Diane Nothing worse than being tired. Hope you make it through your day ok.

Mandy How aggravating to lose your entire post! That's happened to me a few times and it gets me crazy! Just wanted to comment on your post from yesterday. It's so great that you are enjoying homemaking so much and that your urge is to get up and DO rather than sit on the computer!

Laurie I'm so sorry about your hard time yesterday. I've certainly lived through moments like that-- living in a family can be hard. Teasing you about your food choices is just awful, and I'm sorry you have to go through that. But, I am so glad that the voices of our little group helped you through!! We are all in this together!

MissLoud I'm glad that the voice in your head is starting to be kinder! We can be our own worst enemies! I hope you'll join us in yelling "shut up, hooker!"

Jessica It is hard to let your defenses down, especially after you've been hurt, but so great that you are clicking with Mr. Vocabulary!

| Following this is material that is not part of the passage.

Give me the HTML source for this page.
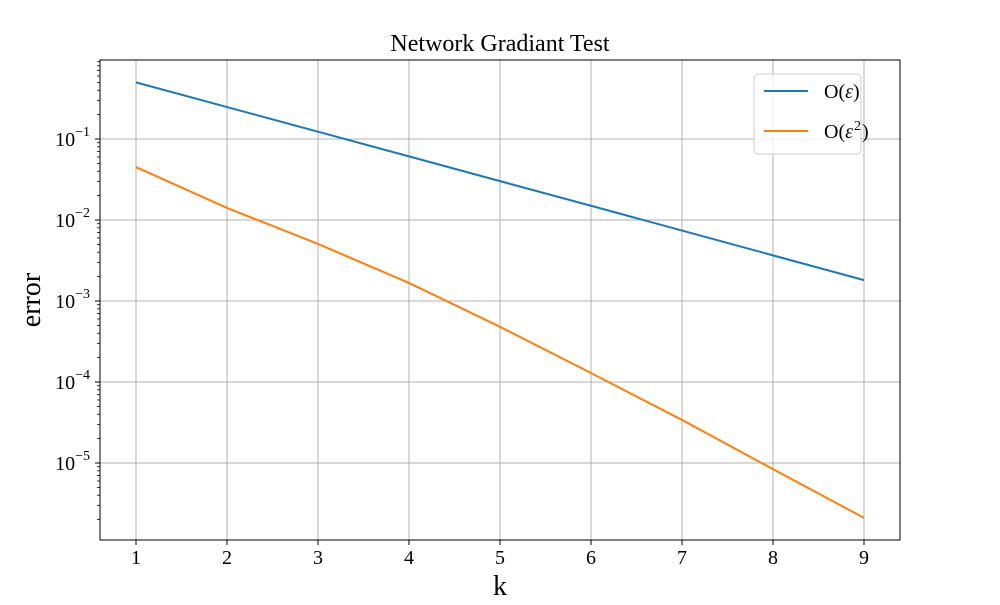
<!DOCTYPE html>
<html><head><meta charset="utf-8"><style>
body{margin:0;background:#fff}
svg text{font-family:"Liberation Serif",serif;fill:#000}
</style></head><body>
<svg width="1000" height="600" id="chart">
<rect width="1000" height="600" fill="#fff"/>
<g id="grid"></g>
<g id="series"></g>
<rect x="100" y="60" width="800" height="480" fill="none" stroke="#000" stroke-width="1"/>
<g id="axes"></g>
<text x="500" y="51" font-size="24" text-anchor="middle">Network Gradiant Test</text>
<text x="500" y="595" font-size="28" text-anchor="middle">k</text>
<text transform="translate(40,300) rotate(-90)" font-size="28" text-anchor="middle">error</text>
<g>
<rect x="754" y="74" width="107" height="80" rx="4" fill="#fff" fill-opacity="0.8" stroke="#ccc"/>
<line x1="764" y1="91" x2="808" y2="91" stroke="#1f77b4" stroke-width="2"/>
<text x="824" y="98" font-size="20">O(<tspan font-style="italic">ε</tspan>)</text>
<line x1="764" y1="131" x2="808" y2="131" stroke="#ff7f0e" stroke-width="2"/>
<text x="824" y="138" font-size="20">O(<tspan font-style="italic">ε</tspan><tspan font-size="14" dy="-8" dx="1">2</tspan><tspan dy="8" dx="1">)</tspan></text>
</g>
</svg>
<script>
const categories=[1,2,3,4,5,6,7,8,9];
const seriesEps=[0.5,0.248,0.123,0.061,0.0302,0.015,0.0074,0.00366,0.00181];
const seriesEps2=[0.045,0.0141,0.00506,0.00167,0.00048,0.000129,0.000034,0.0000084,0.0000021];
const yTickExps=[-1,-2,-3,-4,-5];
const NS="http://www.w3.org/2000/svg";
function xS(k){return 136+(k-1)*91;}
function yS(v){return 139-(Math.log10(v)+1)*81;}
function mk(t,a,p){const e=document.createElementNS(NS,t);for(const k in a)e.setAttribute(k,a[k]);p.appendChild(e);return e;}
const grid=document.getElementById('grid'),axes=document.getElementById('axes'),ser=document.getElementById('series');
categories.forEach(k=>{
 const x=xS(k);
 const g=mk('line',{x1:x,x2:x,y1:60,y2:540,stroke:'#b0b0b0','stroke-width':1},grid);
 
 
 mk('line',{x1:x,x2:x,y1:540,y2:545,stroke:'#000'},axes);
 const t=mk('text',{x:x,y:564,'font-size':20,'text-anchor':'middle'},axes);t.textContent=k;
 
 
});
yTickExps.forEach(e=>{
 const y=yS(Math.pow(10,e));
 const g=mk('line',{x1:100,x2:900,y1:y,y2:y,stroke:'#b0b0b0','stroke-width':1},grid);
 
 
 mk('line',{x1:95,x2:100,y1:y,y2:y,stroke:'#000'},axes);
 const t=mk('text',{x:90,y:y+7,'font-size':20,'text-anchor':'end'},axes);
 t.innerHTML='10<tspan font-size="14" dy="-10">−'+(-e)+'</tspan>';
 
 
});
for(let e=-6;e<=0;e++)for(let m=2;m<=9;m++){
 const y=yS(m*Math.pow(10,e));
 if(y<60||y>540)continue;
 mk('line',{x1:97,x2:100,y1:y,y2:y,stroke:'#000','stroke-width':0.8},axes);
}
function line(vals,color,name){
 const p=mk('polyline',{points:vals.map((v,i)=>xS(categories[i])+','+yS(v)).join(' '),fill:'none',stroke:color,'stroke-width':2},ser);
 
 
}
line(seriesEps,'#1f77b4','series-o-eps');
line(seriesEps2,'#ff7f0e','series-o-eps2');
</script>
</body></html>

Toasted It's so hard to figure out how to fit in food and exercise when you are so busy! I think it's worth trying to get into the morning exercise routine. If you are still miserable after 3 weeks, then you'll know it won't work, but pushing it off until nighttime and then feeling you have to choose between eating sleeping and exercise... that's just too tough and you might burn out. (I'm the queen of anti-burnout these days.)
Lotus Mama Hope you're feeling better soon! Too sick to go to work is really sick!

Martini Hope good karma is coming your way!

Scale at 248.4 this morning. Less than 50 pounds between me and onederland! Hooray!